On the other side of the channel Del Bufalo was doing his best to convey assurances to James of the Pope’s desire to keep the English Catholics in obedience. With this view he communicated with James’s ambassador in Paris, Sir Thomas Parry, who on August 20, gave an account of the matter to Cecil:—

“The Pope’s Nuncio,” he wrote, “sent me a message, the effect whereof was that he had received authority and a mandate from Rome to call out of the King our master’s dominions the factious and turbulent priests and Jesuits, and that, at M. de Rosny’s[233] passage into the realm, he had advertised them thereof by a gentleman of his train, and that he was desirous to continue that service to the King, and further to stop such as at Rome shall move any suit with any such intent, and would advertise his Majesty of it; that he had stayed two English monks in that city whose names he sent me in writing, who had procured heretofore faculty from thence to negotiate in England among the Catholics for such bad purposes; that not long since a petition had been exhibited to the Pope for assistance of the English Catholics with money promising to effect great matters for advancement of the Catholic cause upon receipt thereof; that his Holiness had rejected the petition and sharply rebuked the movers; that he would no more allow those turbulent courses to trouble the politic governments of Christian Princes, but by charitable ways of conference and exhortation seek to reduce them to unity. Lastly his request was to have this message related to the King, offering for the first trial of his sincere meaning that, if there remained any in his dominions, priest or Jesuit, or other busy Catholic, whom he had intelligence of for a practice in the state which could not be found out, upon advertisement of the names he would find means that by ecclesiastical censures they should be delivered unto his justice.”[234]

The last words are somewhat vague, and as we have not the Nuncio’s own words, but merely Parry’s report of them, we cannot be absolutely certain what were the exact terms offered, or how far they went beyond the offers previously made by the Nuncio at Brussels.[235] Nor does a letter written by the Nuncio to the King on Sept. 19/29, throw any light on the subject, as Del Bufalo confines himself to general expressions of the duty of Catholics to obey the King.[236] That the Nuncio’s proposals met with considerable resistance among James’s councillors is not only probable in itself, but is shown by the length of time which intervened before an answer was despatched at the end of November or the beginning of December.[237] The covered language with which Cecil opened the despatch in which he forwarded to Parry the letter giving the King’s authorisation to the ambassador to treat with the Nuncio, leaves no doubt as to his own feelings.

“But now, Sir,” writes Cecil, “I am to deliver you his Majesty’s pleasure concerning a matter of more importance, though for mine own part it is so tender as I could have wished I had little dealt in it; not that the King doth not most prudently manage it, as you see, but because envious men suspect verity itself.”

Parry, Cecil went on to say, was to offer to the Nuncio a Latin translation of the King’s letter, and also to give him a copy of the instructions formerly given to Sir James Lindsay.

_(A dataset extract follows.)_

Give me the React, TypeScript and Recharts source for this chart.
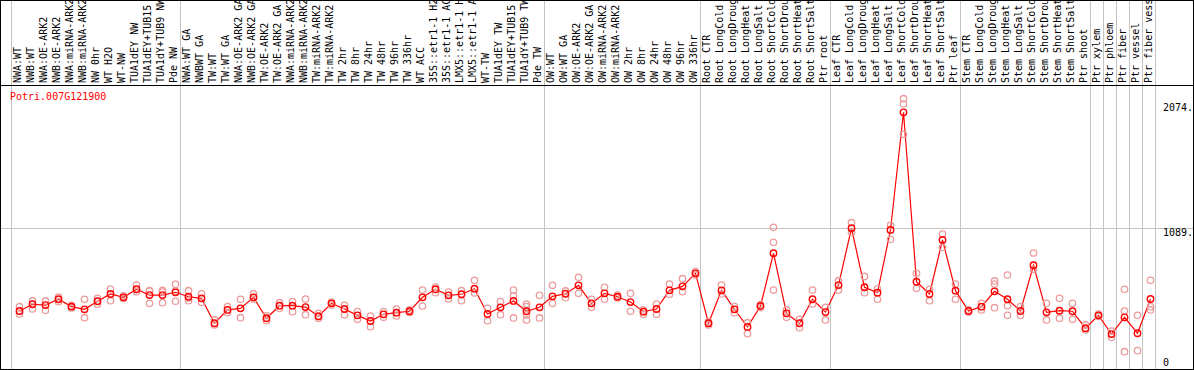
import { ComposedChart, Line, ReferenceLine, Scatter, XAxis, YAxis } from "recharts";

// sample labels, left to right
const categories = [
  "NWA:WT", "NWB:WT", "NWA:OE-ARK2", "NWB:OE-ARK2", "NWA:miRNA-ARK2", "NWB:miRNA-ARK2", "NW 0hr", "WT H2O", "WT-NW",
  "TUA1dEY NW", "TUA1dEY+TUB15 NW", "TUA1dY+TUB9 NW", "Pde NW",
  "NWA:WT GA", "NWBWT GA", "TW:WT", "TW:WT GA", "NWA:OE-ARK2 GA", "NWB:OE-ARK2 GA", "TW:OE-ARK2", "TW:OE-ARK2 GA",
  "NWA:miRNA-ARK2", "NWB:miRNA-ARK2", "TW:miRNA-ARK2", "TW:miRNA-ARK2", "TW 2hr", "TW 8hr", "TW 24hr", "TW 48hr",
  "TW 96hr", "TW 336hr", "WT ACC", "35S::etr1-1 H2O", "35S::etr1-1 ACC", "LMX5::etr1-1 H2O", "LMX5::etr1-1 ACC",
  "WT-TW", "TUA1dEY TW", "TUA1dEY+TUB15 TW", "TUA1dY+TUB9 TW", "Pde TW",
  "OW:WT", "OW:WT GA", "OW:OE-ARK2", "OW:OE-ARK2 GA", "OW:miRNA-ARK2", "OW:miRNA-ARK2", "OW 2hr", "OW 8hr",
  "OW 24hr", "OW 48hr", "OW 96hr", "OW 336hr",
  "Root CTR", "Root LongCold", "Root LongDrought", "Root LongHeat", "Root LongSalt", "Root ShortCold",
  "Root ShortDrought", "Root ShortHeat", "Root ShortSalt", "Ptr root",
  "Leaf CTR", "Leaf LongCold", "Leaf LongDrought", "Leaf LongHeat", "Leaf LongSalt", "Leaf ShortCold",
  "Leaf ShortDrought", "Leaf ShortHeat", "Leaf ShortSalt", "Ptr leaf",
  "Stem CTR", "Stem LongCold", "Stem LongDrought", "Stem LongHeat", "Stem LongSalt", "Stem ShortCold",
  "Stem ShortDrought", "Stem ShortHeat", "Stem ShortSalt", "Ptr shoot",
  "Ptr xylem", "Ptr phloem", "Ptr fiber", "Ptr vessel", "Ptr fiber vessel",
];

const meanValues = [
  463, 514, 508, 552, 496, 476, 537, 592, 567, 628,
  584, 584, 605, 571, 559, 370, 471, 483, 567, 408,
  503, 503, 493, 423, 521, 478, 430, 387, 438, 450,
  461, 567, 628, 582, 590, 632, 440, 491, 539, 461,
  491, 574, 594, 658, 521, 597, 571, 531, 458, 478,
  620, 650, 749, 370, 620, 476, 342, 501, 901, 445,
  370, 552, 455, 660, 1091, 643, 602, 1078, 1971, 685,
  592, 1002, 617, 463, 496, 612, 552, 463, 810, 453,
  465, 461, 332, 430, 288, 415, 294, 554,
];

// replicate measurements
const rep1 = [
  496, 541, 539, 569, 505, 552, 559, 630, 577, 660,
  617, 607, 666, 617, 594, 395, 496, 552, 594, 427,
  526, 535, 554, 445, 531, 506, 458, 425, 458, 478,
  471, 622, 645, 607, 617, 696, 483, 534, 622, 516,
  582, 658, 615, 719, 552, 643, 584, 597, 471, 516,
  668, 708, 761, 382, 660, 496, 374, 512, 1098, 471,
  400, 622, 491, 693, 1133, 725, 631, 1113, 2074, 749,
  628, 1047, 668, 471, 521, 691, 736, 496, 903, 521,
  559, 521, 357, 440, 263, 628, 430, 696,
];

const rep2 = [
  440, 478, 468, 534, 486, 412, 514, 541, 558, 609,
  521, 526, 537, 541, 529, 357, 450, 412, 554, 389,
  483, 458, 435, 408, 508, 435, 400, 344, 415, 425,
  452, 501, 602, 554, 541, 600, 389, 435, 577, 496,
  410, 521, 564, 597, 491, 552, 562, 461, 438, 438,
  590, 609, 736, 357, 592, 450, 291, 489, 984, 415,
  336, 516, 395, 622, 1060, 602, 552, 1007, 2034, 635,
  541, 946, 552, 455, 471, 668, 503, 430, 779, 395,
  408, 400, 319, 421, 311, 463, 162, 496,
];

const rep3 = [
  null, null, null, null, null, null, null, null, null, null,
  614, 619, 615, 562, null, null, null, null, null, null,
  null, null, null, null, null, null, null, null, null, null,
  null, null, null, null, null, null, null, null, 410, 433,
  null, null, null, null, null, null, null, null, null, null,
  null, null, null, null, null, null, null, null, 622, null,
  null, null, null, null, null, null, null, null, 1804, null,
  null, null, null, null, null, 488, 430, null, null, null,
  null, null, null, null, null, 154, null, 471,
];

const rep4 = [
  null, null, null, null, null, null, null, null, null, null,
  null, null, null, null, null, null, null, null, null, null,
  null, null, null, null, null, null, null, null, null, null,
  null, null, null, null, null, null, null, null, null, 395,
  null, null, null, null, null, null, null, null, null, null,
  null, null, null, null, null, null, null, null, null, null,
  null, null, null, null, null, null, null, null, null, null,
  null, null, null, null, null, null, null, null, null, null,
  null, null, null, null, null, null, null, null,
];

// group boundaries (index of first sample in each block)
const groupBreaks = [0, 13, 41, 53, 63, 73, 83, 84, 85, 86, 87, 88];
const yTicks = [0, 1089, 2074];
const yMax = 2178;
const geneId = "Potri.007G121900";

const W = 1194;
const H = 372;
const FONT = "'DejaVu Sans Mono', monospace";
const BAND_OFFSET = 8 / 13;
const tickDy: Record<number, number> = { 0: -6.5, 1089: 7.5, 2074: 12 };

const chartData = meanValues.map((mean, i) => ({ x: i, mean }));
const repData = [rep1, rep2, rep3, rep4].map(rep =>
  rep.flatMap((v, i) => (v == null ? [] : [{ x: i, v }]))
);

function TopTick(props: any) {
  const { x, y, payload } = props;
  const tx = x + 1.5;
  return (
    <text x={tx} y={y} transform={`rotate(-90, ${tx}, ${y})`} textAnchor="start"
      fontFamily={FONT} fontSize={10} fill="#000">
      {categories[payload.value]}
    </text>
  );
}

function RightTick(props: any) {
  const { x, y, payload } = props;
  return (
    <text x={x} y={y + (tickDy[payload.value] ?? 4)} textAnchor="start" fontFamily={FONT} fontSize={10} fill="#000">
      {payload.value === 0 ? "0" : payload.value + "."}
    </text>
  );
}

const RepDot = (p: any) => <circle cx={p.cx} cy={p.cy} r={3.2} fill="none" stroke="#eb9c9c" strokeWidth={1.3} />;

export default function App() {
  return (
    <div style={{ position: "absolute", left: 0, top: 0, width: W, height: 370, overflow: "hidden", background: "#fff" }}>
      <ComposedChart width={W} height={H} data={chartData}
        margin={{ top: 0, right: 0.5, bottom: 0, left: 11.5 }}>
        <XAxis dataKey="x" type="number" orientation="top" height={85}
          domain={[-BAND_OFFSET, 88 - BAND_OFFSET]} allowDataOverflow
          ticks={categories.map((_, i) => i)} interval={0}
          tick={<TopTick />} tickSize={0} tickMargin={2} axisLine={false} tickLine={false} />
        <YAxis orientation="right" width={38} domain={[0, yMax]} allowDataOverflow interval={0}
          ticks={yTicks} tick={<RightTick />} tickSize={0} tickMargin={7.5} axisLine={false} tickLine={false} />
        {groupBreaks.map(k => (
          <ReferenceLine key={k} x={k - BAND_OFFSET} ifOverflow="visible"
            shape={(p: any) => <line x1={p.x1} x2={p.x2} y1={0} y2={H} stroke="#c4c4c4" strokeWidth={1} />} />
        ))}
        <ReferenceLine y={1089} ifOverflow="visible"
          shape={(p: any) => <line x1={0} x2={W} y1={p.y1} y2={p.y2} stroke="#c4c4c4" strokeWidth={1} />} />
        {repData.map((d, i) => (
          <Scatter key={i} data={d} dataKey="v" shape={RepDot} isAnimationActive={false} />
        ))}
        <Line dataKey="mean" stroke="#ff0000" strokeWidth={1.2} isAnimationActive={false} activeDot={false}
          dot={(p: any) => <circle key={p.index} cx={p.cx} cy={p.cy} r={3.2} fill="none" stroke="#ff0000" strokeWidth={1.4} />} />
      </ComposedChart>
      <svg width={200} height={20} style={{ position: "absolute", left: 0, top: 88 }}>
        <text x={10} y={12} fontFamily={FONT} fontSize={10} fill="#ff0000">{geneId}</text>
      </svg>
      <div style={{ position: "absolute", left: 0, top: 85, width: W, height: 1, background: "#000" }} />
      <div style={{ position: "absolute", inset: 0, border: "1px solid #000", boxSizing: "border-box", pointerEvents: "none" }} />
    </div>
  );
}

The object of this was to prevent Lindsay from going beyond them. Cecil then proceeds to hint that Lindsay, who was now at last about to start from Italy, would not have been allowed to meddle further in the business but that it would disgrace him if he were deprived of the mission with which he had formerly been intrusted. The main negotiation, however, was to pass between Parry and the Nuncio, though only by means of a third person; and, as a matter of fact, Lindsay did not start for many months to come.

So far as concerns us, the King’s letter accepts the Pope’s objections to the sending of a ‘legatus,’ as he would be unable to show him proper respect; and then proceeds to contrast the Catholics who are animated by pure religious zeal with those who have revolutionary designs. With respect to both of these he professes his readiness to deal in such a way that neither the Pope nor any right-minded or sane man shall be able to take objection. In an earlier part of the letter he had assumed that the Pope was prepared actually to excommunicate those Catholics who were of an unquiet and turbulent disposition. Whether this were justified or not by the Nuncio’s words, it was an exceedingly large assumption that the Pope would bind himself to excommunicate Catholics practically at the bidding of a Protestant king.

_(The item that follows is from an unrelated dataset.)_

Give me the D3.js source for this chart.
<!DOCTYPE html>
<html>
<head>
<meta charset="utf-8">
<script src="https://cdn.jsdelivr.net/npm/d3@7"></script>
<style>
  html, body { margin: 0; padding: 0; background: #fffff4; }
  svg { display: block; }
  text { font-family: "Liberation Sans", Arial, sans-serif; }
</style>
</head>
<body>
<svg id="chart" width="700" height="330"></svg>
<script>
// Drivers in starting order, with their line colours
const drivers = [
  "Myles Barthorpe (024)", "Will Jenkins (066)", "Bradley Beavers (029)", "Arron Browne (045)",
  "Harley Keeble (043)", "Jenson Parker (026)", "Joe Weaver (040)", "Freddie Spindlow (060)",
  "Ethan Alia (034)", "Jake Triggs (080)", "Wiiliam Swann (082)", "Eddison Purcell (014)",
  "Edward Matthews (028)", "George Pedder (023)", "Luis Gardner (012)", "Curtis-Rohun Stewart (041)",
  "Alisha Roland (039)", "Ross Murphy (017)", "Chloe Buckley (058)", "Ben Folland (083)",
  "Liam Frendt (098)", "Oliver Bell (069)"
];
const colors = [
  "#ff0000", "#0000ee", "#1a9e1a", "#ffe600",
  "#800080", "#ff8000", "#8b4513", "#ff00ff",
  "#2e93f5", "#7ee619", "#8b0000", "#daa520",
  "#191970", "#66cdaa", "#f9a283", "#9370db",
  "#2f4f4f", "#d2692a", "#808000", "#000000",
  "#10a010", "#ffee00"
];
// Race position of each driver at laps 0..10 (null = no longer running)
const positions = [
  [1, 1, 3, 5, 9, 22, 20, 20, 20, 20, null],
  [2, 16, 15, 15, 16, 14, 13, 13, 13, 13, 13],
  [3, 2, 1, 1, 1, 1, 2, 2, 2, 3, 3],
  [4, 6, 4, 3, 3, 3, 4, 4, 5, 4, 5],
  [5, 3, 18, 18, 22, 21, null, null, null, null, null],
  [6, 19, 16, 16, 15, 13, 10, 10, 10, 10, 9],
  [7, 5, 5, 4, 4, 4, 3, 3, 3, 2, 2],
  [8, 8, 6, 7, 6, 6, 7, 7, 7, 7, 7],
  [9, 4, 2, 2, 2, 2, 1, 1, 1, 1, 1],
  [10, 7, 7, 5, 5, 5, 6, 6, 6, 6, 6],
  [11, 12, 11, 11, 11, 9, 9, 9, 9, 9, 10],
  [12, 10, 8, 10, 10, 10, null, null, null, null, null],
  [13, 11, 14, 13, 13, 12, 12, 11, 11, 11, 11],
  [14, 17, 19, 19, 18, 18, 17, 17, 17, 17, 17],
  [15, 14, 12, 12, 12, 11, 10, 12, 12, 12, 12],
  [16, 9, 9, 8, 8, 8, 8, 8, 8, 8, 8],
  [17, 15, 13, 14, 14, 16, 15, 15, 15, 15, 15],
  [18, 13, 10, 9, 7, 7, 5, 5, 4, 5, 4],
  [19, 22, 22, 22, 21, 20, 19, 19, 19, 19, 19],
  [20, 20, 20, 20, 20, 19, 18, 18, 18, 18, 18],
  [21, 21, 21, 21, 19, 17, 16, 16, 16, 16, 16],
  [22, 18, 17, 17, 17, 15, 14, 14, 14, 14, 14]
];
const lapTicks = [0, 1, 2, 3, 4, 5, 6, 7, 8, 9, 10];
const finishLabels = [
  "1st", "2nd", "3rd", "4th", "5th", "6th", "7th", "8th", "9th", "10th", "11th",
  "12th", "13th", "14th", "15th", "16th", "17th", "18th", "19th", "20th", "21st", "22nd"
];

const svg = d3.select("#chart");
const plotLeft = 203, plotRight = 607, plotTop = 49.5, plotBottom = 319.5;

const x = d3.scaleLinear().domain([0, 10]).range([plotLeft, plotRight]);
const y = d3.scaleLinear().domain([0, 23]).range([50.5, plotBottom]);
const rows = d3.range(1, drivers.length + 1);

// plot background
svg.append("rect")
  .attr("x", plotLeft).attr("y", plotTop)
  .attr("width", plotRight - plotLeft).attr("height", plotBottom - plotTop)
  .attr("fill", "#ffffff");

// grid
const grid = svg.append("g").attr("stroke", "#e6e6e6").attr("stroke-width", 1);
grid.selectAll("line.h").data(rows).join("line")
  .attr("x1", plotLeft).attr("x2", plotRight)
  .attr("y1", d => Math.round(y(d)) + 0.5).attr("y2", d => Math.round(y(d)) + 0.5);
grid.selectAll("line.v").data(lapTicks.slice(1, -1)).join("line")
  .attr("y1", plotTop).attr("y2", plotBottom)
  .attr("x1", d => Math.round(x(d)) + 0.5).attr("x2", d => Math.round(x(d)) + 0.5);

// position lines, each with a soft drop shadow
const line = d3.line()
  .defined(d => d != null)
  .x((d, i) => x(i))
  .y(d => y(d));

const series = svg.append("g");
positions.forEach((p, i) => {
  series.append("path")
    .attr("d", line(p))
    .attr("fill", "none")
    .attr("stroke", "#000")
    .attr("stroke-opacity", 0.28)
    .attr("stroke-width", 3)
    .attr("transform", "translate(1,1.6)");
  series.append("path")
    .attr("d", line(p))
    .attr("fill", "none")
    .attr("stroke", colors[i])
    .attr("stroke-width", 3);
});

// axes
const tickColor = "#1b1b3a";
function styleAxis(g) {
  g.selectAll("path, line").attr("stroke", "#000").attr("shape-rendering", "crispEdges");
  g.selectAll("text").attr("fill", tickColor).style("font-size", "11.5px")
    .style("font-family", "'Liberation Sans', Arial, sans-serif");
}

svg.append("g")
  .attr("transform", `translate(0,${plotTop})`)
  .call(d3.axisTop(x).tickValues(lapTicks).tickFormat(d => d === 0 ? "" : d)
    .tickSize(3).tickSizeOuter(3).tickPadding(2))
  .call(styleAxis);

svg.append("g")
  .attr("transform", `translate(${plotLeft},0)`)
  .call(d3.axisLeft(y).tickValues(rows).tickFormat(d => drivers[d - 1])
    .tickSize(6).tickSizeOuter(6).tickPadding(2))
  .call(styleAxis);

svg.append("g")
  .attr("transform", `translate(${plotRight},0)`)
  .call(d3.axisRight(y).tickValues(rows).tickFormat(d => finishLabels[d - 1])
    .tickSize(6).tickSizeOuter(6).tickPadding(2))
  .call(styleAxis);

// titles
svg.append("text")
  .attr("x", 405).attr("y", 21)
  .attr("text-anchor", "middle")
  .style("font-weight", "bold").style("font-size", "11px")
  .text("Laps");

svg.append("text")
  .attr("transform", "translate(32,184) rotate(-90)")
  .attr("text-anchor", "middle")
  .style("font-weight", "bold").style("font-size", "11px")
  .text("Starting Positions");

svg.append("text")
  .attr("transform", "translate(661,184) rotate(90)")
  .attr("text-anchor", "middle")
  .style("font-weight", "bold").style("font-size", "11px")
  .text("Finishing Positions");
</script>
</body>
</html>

On or about December 4/14, 1604, the King’s letter was forwarded by the Nuncio to Rome.[238] Nor did James confine his assurances to mere words. A person who left England on January 11,[239] 1604, assured the Nuncio that peaceful Catholics were living quietly, and that those who were devout were able ‘to serve God according to their consciences without any danger.’ He himself, he added, could bear witness to this, as, during the whole time he had been in London, he had heard mass daily in the house of one Catholic or another.[240]

This idyllic state of things—from the Roman Catholic point of view—was soon to come to an end. Clement VIII. refused, at least for the present, either to send a representative to England or to promise to call off turbulent persons under pain of excommunication.[241] Possibly nothing else was to be expected, as the idea of turning the Pope into a kind of spiritual policeman was not a happy one. Still, it is easy to understand that James must have felt mortified at the Pope’s failure to respond to his overtures, and it is easy, also, to understand that Cecil would take advantage of the King’s irritation for furthering his own aims. Nor were other influences wanting to move James in the same direction. Sir Anthony Standen had lately returned from a mission to Italy, and had brought with him certain relics as a present to the Queen, who was a Roman Catholic, and had entered into communication with Father Persons. Still more disquieting was it that a census of recusants showed that their numbers had very considerably increased since the King’s accession. No doubt many of those who apparently figured as new converts were merely persons who had concealed their religion as long as it was unsafe to avow it, and who made open profession of it when no unpleasant consequences were to be expected; but there can also be little doubt that the number of genuine conversions had been very large. From the Roman Catholic point of view, this was a happy result of a purely religious nature. From the point of view of an Elizabethan statesman, it constituted a grave political danger. It is unnecessary here to discuss the first principles of religious toleration. It is enough to say that no Pope had reprimanded Philip II. for refusing to allow the spread of Protestantism in his dominions, and that James’s councillors, as well as James himself, might fairly come to the conclusion that if the Roman Catholics of England increased in future years as rapidly as they had increased in the first year of the reign, it would not be long before a Pope would be found ready to launch against James the excommunication which had been launched against Elizabeth, and that his throne would be shaken, together with that national independence which that throne implied.